__What you have to do__.
Please set down exactly the lines of the listing below from the line containing "Emit a Python" through the line containing "370, 333, 295, 244, 203, 158]", both lines included, leaving out all other lines.

★ ★ ★ ★ ★

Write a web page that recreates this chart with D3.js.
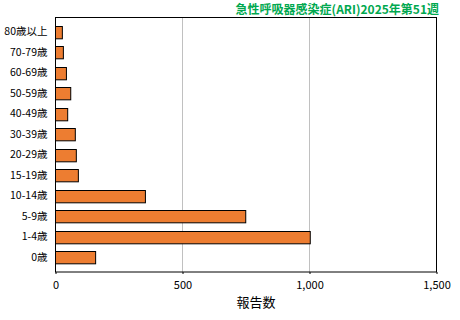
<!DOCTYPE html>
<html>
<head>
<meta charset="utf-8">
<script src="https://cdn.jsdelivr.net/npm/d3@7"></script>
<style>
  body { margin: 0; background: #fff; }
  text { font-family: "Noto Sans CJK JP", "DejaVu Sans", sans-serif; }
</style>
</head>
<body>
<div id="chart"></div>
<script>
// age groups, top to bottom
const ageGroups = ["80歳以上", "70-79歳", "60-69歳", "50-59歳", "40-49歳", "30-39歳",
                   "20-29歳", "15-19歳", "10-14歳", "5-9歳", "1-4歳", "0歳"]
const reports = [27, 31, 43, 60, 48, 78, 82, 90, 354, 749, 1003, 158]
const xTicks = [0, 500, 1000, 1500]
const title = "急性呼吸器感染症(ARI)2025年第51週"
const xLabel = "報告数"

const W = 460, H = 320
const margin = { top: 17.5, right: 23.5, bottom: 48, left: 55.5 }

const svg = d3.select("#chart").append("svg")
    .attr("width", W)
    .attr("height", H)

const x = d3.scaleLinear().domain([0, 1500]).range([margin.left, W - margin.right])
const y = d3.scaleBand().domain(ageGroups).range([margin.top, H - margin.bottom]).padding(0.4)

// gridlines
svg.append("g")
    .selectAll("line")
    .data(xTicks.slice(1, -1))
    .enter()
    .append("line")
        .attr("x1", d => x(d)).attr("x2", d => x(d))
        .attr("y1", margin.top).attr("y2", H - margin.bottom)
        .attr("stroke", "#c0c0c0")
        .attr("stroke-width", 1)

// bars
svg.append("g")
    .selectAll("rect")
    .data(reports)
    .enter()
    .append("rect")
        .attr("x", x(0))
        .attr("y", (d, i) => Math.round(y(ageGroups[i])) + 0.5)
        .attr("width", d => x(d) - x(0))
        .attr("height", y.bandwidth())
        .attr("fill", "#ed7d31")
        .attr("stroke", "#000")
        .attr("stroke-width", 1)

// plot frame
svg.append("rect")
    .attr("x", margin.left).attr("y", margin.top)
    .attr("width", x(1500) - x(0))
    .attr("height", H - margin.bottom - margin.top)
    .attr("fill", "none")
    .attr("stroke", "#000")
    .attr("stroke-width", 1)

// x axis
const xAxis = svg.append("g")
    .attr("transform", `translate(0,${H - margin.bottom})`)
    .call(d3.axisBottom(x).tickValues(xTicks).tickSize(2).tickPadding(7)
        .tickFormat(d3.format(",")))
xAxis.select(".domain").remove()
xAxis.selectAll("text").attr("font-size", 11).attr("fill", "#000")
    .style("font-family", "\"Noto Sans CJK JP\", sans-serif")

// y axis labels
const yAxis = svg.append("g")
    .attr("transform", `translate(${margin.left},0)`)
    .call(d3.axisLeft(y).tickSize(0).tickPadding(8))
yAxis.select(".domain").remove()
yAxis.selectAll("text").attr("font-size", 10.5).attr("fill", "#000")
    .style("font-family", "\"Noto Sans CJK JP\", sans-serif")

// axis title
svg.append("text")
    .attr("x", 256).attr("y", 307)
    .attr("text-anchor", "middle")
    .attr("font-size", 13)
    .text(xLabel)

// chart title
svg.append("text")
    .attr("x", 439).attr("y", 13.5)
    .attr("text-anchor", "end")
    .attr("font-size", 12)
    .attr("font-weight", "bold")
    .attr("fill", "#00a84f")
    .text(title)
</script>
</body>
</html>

★ ★ ★ ★ ★

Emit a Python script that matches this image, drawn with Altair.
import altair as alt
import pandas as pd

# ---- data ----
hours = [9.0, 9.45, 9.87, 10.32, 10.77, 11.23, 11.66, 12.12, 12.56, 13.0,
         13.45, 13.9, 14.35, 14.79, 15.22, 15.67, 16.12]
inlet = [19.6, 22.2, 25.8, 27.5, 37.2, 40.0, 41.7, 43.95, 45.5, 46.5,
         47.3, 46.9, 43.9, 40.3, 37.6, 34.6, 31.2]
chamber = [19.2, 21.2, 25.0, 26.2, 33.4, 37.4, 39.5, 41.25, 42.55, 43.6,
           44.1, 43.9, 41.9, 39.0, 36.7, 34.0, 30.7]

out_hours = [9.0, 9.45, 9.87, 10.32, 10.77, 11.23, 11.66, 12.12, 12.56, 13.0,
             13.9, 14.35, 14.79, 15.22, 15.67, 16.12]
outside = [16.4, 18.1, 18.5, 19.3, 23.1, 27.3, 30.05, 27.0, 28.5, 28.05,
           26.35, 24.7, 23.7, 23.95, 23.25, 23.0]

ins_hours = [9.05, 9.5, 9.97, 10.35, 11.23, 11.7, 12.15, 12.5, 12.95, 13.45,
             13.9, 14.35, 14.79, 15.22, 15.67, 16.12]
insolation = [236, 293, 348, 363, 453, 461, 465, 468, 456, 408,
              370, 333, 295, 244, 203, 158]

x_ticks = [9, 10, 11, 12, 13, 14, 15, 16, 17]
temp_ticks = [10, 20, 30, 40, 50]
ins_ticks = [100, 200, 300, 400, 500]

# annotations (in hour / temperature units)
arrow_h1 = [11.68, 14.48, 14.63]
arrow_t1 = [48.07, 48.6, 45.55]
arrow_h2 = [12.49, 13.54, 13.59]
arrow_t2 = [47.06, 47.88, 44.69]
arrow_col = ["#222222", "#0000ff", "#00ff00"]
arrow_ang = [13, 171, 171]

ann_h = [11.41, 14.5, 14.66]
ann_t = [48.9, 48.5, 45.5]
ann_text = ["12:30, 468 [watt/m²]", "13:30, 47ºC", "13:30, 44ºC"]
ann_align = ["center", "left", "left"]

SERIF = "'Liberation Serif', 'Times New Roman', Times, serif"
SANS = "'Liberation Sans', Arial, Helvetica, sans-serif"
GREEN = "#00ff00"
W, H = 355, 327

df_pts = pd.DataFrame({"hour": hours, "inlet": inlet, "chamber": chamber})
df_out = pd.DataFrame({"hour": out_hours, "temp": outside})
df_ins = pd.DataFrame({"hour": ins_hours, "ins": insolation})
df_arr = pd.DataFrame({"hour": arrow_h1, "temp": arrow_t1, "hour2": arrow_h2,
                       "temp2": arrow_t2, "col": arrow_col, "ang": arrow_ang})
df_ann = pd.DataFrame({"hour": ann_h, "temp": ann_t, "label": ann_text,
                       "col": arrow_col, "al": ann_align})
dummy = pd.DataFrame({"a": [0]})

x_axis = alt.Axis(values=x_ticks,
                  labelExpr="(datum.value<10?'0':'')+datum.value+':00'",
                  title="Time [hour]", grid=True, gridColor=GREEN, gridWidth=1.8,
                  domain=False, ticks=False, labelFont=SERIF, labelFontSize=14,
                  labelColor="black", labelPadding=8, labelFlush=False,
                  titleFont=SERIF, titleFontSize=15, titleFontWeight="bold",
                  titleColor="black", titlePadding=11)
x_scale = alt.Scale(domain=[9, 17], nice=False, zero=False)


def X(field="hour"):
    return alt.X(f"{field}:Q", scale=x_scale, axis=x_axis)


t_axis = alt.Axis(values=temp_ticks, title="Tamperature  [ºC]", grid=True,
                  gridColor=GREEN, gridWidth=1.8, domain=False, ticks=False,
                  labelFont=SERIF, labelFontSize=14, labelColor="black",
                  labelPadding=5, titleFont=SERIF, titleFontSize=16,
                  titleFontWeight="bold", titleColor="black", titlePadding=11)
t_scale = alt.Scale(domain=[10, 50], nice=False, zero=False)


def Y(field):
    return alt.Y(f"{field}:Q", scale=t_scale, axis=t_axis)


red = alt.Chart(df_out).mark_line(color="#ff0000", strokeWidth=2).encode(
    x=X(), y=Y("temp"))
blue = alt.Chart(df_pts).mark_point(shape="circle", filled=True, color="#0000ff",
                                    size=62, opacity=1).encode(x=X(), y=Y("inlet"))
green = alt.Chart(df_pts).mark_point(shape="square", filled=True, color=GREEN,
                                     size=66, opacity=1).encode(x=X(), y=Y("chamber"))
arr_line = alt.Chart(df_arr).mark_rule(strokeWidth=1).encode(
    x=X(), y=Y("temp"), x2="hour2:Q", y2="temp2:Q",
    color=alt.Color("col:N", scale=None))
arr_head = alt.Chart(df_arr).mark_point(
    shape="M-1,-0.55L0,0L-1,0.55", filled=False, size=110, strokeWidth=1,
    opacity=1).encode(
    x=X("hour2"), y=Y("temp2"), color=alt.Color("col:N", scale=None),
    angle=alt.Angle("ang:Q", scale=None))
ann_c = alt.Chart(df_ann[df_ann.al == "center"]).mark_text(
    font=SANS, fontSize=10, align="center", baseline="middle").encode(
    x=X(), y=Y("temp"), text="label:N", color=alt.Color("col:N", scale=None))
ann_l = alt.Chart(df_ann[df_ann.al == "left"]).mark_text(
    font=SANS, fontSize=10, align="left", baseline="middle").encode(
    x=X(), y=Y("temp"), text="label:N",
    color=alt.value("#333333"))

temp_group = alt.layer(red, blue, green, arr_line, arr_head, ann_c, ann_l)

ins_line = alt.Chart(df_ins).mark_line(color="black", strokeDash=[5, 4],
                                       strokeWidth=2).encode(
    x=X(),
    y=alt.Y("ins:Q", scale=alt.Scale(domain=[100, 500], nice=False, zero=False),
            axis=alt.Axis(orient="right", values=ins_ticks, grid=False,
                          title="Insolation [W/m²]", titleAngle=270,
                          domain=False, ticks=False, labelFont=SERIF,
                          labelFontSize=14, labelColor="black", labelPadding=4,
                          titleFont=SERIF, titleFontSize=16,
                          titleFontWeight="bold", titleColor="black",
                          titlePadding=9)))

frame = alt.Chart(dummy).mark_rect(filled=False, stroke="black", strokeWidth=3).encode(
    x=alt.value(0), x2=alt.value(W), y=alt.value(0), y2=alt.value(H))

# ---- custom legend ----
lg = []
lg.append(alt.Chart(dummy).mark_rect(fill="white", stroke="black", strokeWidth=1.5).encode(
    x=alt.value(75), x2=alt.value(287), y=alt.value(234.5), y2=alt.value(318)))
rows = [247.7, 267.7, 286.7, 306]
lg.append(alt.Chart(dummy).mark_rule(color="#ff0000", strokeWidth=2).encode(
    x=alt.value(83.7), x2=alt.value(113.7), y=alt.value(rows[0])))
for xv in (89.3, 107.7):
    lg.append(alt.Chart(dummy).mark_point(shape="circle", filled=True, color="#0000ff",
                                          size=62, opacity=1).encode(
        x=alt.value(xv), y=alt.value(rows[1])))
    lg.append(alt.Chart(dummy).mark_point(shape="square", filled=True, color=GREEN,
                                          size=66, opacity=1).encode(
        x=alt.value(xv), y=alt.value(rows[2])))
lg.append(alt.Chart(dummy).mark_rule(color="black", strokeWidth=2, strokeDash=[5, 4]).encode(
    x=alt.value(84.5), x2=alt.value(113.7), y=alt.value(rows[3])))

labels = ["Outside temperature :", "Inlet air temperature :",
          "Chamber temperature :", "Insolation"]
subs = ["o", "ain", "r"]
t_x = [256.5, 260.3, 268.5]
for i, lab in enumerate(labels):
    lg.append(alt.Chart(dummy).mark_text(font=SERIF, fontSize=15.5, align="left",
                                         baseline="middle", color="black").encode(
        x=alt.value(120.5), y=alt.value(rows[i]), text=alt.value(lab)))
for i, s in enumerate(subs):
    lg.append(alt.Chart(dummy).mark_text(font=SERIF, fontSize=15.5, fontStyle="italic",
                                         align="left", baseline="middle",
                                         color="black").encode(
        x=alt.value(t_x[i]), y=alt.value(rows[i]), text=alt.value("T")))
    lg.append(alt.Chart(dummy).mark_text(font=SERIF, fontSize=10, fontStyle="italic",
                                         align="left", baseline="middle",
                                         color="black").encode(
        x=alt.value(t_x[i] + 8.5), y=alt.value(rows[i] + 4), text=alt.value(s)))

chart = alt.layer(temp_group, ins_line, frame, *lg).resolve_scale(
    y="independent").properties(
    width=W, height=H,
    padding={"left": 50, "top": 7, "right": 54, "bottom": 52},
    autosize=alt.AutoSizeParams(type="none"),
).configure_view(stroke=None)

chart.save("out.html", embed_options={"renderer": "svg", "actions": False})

★ ★ ★ ★ ★

__Written response__.
Emit a Python script that matches this image, drawn with Altair.
import altair as alt
import pandas as pd

# ---- data ----
hours = [9.0, 9.45, 9.87, 10.32, 10.77, 11.23, 11.66, 12.12, 12.56, 13.0,
         13.45, 13.9, 14.35, 14.79, 15.22, 15.67, 16.12]
inlet = [19.6, 22.2, 25.8, 27.5, 37.2, 40.0, 41.7, 43.95, 45.5, 46.5,
         47.3, 46.9, 43.9, 40.3, 37.6, 34.6, 31.2]
chamber = [19.2, 21.2, 25.0, 26.2, 33.4, 37.4, 39.5, 41.25, 42.55, 43.6,
           44.1, 43.9, 41.9, 39.0, 36.7, 34.0, 30.7]

out_hours = [9.0, 9.45, 9.87, 10.32, 10.77, 11.23, 11.66, 12.12, 12.56, 13.0,
             13.9, 14.35, 14.79, 15.22, 15.67, 16.12]
outside = [16.4, 18.1, 18.5, 19.3, 23.1, 27.3, 30.05, 27.0, 28.5, 28.05,
           26.35, 24.7, 23.7, 23.95, 23.25, 23.0]

ins_hours = [9.05, 9.5, 9.97, 10.35, 11.23, 11.7, 12.15, 12.5, 12.95, 13.45,
             13.9, 14.35, 14.79, 15.22, 15.67, 16.12]
insolation = [236, 293, 348, 363, 453, 461, 465, 468, 456, 408,
              370, 333, 295, 244, 203, 158]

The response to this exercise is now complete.